When he is sworn in on Monday, Neil Gorsuch will be the newest Justice on the Supreme Court, and it came at the expense of a Senate tradition, causing doubts about bipartisanship on the Hill. Republicans pushed his confirmation forward against Democratic resistance by using the so-called “nuclear option”: changing the rules so that filibusters are no longer possible for Supreme Court nominees. According to a new POLITICO report about behind-the-scenes wrangling, however, it got one Democratic Senator asking, “Are we just going to sit here and pee on each others’ shoes for the rest of our adult lives? How does this ever get better?”
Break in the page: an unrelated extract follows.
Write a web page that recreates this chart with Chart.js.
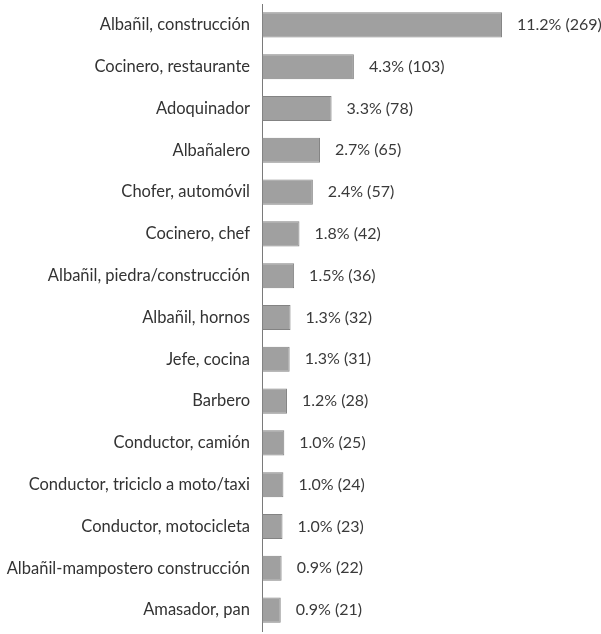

That was Delaware’s Chris Coons, one of 20 Senators and aides who spoke to the outlet about an attempted bipartisan compromise to the ugly confirmation battle. A group led by Arizona’s John McCain tried to sort things out. This included moderates like Coons, and Susan Collins (R-Maine), as well as Joe Manchin (D-W.Va.), Michael Bennet (D-Colo.), Bob Corker (R-Tennessee) and tea partier Ron Johnson (R-Wisconsin). No one could agree on how to come together.

Coons’ reported solution:

The second-term senator circulated a proposal calling on senators in both parties to admit they’d abused the Senate rules to the detriment of the institution — and commit to not do so again in the future. It was designed to be painful and cathartic: Republicans would express regret for blocking Merrick Garland last year; Democrats would do the same for a 2013 rules change that set the stage for this year’s nuclear option.

It didn’t carry the day. Plus, senators didn’t see any willingness to compromise from Majority Leader Mitch McConnell or Minority Leader Chuck Schumer. Plus, the parties could never apparently see eye-to-eye on Gorsuch. Republicans presented him as a well-qualified candidate while Democrats, spurred by the way the GOP-led Senate never held hearings on Obama nominee Merrick Garland, put up a fight, and called his views extreme.

“I don’t know how they could conclude that,” Collins told POLITICO about the way Dems construed Gorsuch’s philosophy. “I truly don’t.”

Meanwhile, Bennett reportedly worried Dems should save their political capital for the next Supreme Court vacancy–in which President Donald Trump is likely to replace one of the court’s liberals–while Corker worries that the nuclear option leaves the door open for a possible removal of the filibuster for legislation. After all, in 2013, then-Majority Leader Harry Reid (D-Nevada) implemented a plan to eliminate the filibuster for lower court nominees.

Three Supreme Court justices are at least age 78. Two, Ruth Bader Ginsberg and Stephen Breyer, are considered liberals while the third, swing-voter Anthony Kennedy, is reportedly thinking about retirement. Gorsuch, a conservative who replaced Antonin Scalia, won’t change the court’s ideological balance, but the next vacancy will present a different story.